John McGah Awarded Eisenhower Fellowship

A UMass Boston Senior Associate will soon take his expertise in studying homelessness in America abroad to Europe. John McGah, of UMB’s Center for Social Policy, was recently named as an International Eisenhower Fellow. This esteemed fellowship will take McGah to a European country for four to eight weeks, at which time he will visit homeless shelters and housing and meet with people who “touch somehow on homelessness,” including people who are homeless, advocates, service providers, scholars, and local and federal government officials.

McGah first became interested in homelessness while a student at Arlington High School. He explained, “I was always interested in this since seeing people living in the street, particularly in high school when I went to Harvard Square. As a junior I started volunteering at the Church of All Nations in Boston, where I met men, women, and children who were homeless. I was struck by how off my assumptions about homeless people were. They are just people. That doesn’t seem profound in retrospect, but like others I separated homeless people in mind somehow.”

This interest carried over into his work as a graduate student. McGah, who studied history and political science as an undergraduate at UMass Amherst, is currently in the master of science in Public Affairs Program at UMB and is working on a project called “Give Us Your Poor.” This project brings public and private sectors together to raise awareness about homelessness through a documentary that focuses on people who have experienced homelessness. McGah, an executive producer of the documentary, described it as “exploring homelessness in the United States and what our response to this problem says about us.”

McGah believes that he was selected as an Eisenhower Fellow because of the work he has done on “Give Us Your Poor” as well as the CSPTech project at UMB. “CSPTech is a project to implement a statewide computer network among homeless shelters in Massachusetts. There’s a great team here that does amazing work,” he elaborated.
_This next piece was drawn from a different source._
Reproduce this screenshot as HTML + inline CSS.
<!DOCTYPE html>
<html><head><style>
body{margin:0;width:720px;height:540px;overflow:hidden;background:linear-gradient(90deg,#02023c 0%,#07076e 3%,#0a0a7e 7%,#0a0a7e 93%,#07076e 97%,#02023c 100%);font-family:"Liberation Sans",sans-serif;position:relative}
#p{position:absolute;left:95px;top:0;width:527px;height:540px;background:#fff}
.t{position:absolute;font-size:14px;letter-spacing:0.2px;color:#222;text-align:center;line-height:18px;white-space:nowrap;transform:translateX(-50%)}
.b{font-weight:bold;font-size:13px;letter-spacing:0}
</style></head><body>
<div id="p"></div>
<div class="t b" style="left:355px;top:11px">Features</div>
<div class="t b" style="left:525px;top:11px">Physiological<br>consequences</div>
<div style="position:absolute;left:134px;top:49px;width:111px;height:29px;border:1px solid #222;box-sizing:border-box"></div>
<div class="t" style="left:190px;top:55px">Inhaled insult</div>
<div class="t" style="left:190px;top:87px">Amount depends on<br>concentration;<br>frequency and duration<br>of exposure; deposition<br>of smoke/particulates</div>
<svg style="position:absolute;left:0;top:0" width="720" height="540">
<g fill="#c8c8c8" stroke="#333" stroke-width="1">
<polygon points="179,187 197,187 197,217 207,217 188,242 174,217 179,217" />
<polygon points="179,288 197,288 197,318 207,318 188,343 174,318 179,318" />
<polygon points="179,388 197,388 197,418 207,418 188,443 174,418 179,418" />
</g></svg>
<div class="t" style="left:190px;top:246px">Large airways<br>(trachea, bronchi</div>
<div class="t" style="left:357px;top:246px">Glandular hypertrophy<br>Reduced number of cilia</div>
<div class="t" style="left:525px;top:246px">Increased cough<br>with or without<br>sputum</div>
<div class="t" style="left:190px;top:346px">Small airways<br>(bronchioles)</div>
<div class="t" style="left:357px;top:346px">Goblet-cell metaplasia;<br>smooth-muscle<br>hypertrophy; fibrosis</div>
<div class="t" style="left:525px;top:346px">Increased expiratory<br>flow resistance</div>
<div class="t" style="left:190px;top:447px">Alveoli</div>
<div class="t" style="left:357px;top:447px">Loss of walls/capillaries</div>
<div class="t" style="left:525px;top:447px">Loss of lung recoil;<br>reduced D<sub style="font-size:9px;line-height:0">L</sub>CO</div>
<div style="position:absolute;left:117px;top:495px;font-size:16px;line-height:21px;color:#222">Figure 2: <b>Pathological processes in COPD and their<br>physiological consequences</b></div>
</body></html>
The Eisenhower Fellowship program will put McGah in touch with a contact in the country he plans to visit. McGah explained, “This contact lines up meetings for the week, meets with the fellow each day, and acts as a translator where needed.” So far, McGah is looking at Amsterdam and Hungary as possible countries in which to study.

The reason McGah is considering Amsterdam is that its population is roughly the same as Boston’s, around 600,000 people. However, he explained, “Boston last month had a homeless census count of 6,001 whereas Amsterdam has a few hundred homeless people. Their government takes care of a lot of needs like housing and jobs, more than the United States, but I think there might be additional lessons about how a culture views aid to neighbors in need.” He is interested in studying the topic in Hungary because “it might be interesting to see an Eastern Bloc country’s response to homelessness post-Soviet Union.”

Working in a European country will give McGah the chance to explore responses to homelessness by observing what responses seem to be human nature rather than culturally influenced. He explained that if he goes to the Netherlands, he expects attitudes towards homelessness and expectations for the government to assist the homeless to be quite different than they are in the United States. He hopes that what he learns in this area will “help to inform some thinking in the U.S.” and said, “I also assume that many of my assumptions will be wrong and that I’ll learn a lot more than I expect to.”

McGah summed up his plans by stating, “I’m learning more about the Eisenhower Fellowship every time I speak with staff there, and I leave more excited each time.” Following his stay in Europe, McGah will have continued access to a network of people with similar interests through the program since the Eisenhower Fellowship is a life-long appointment.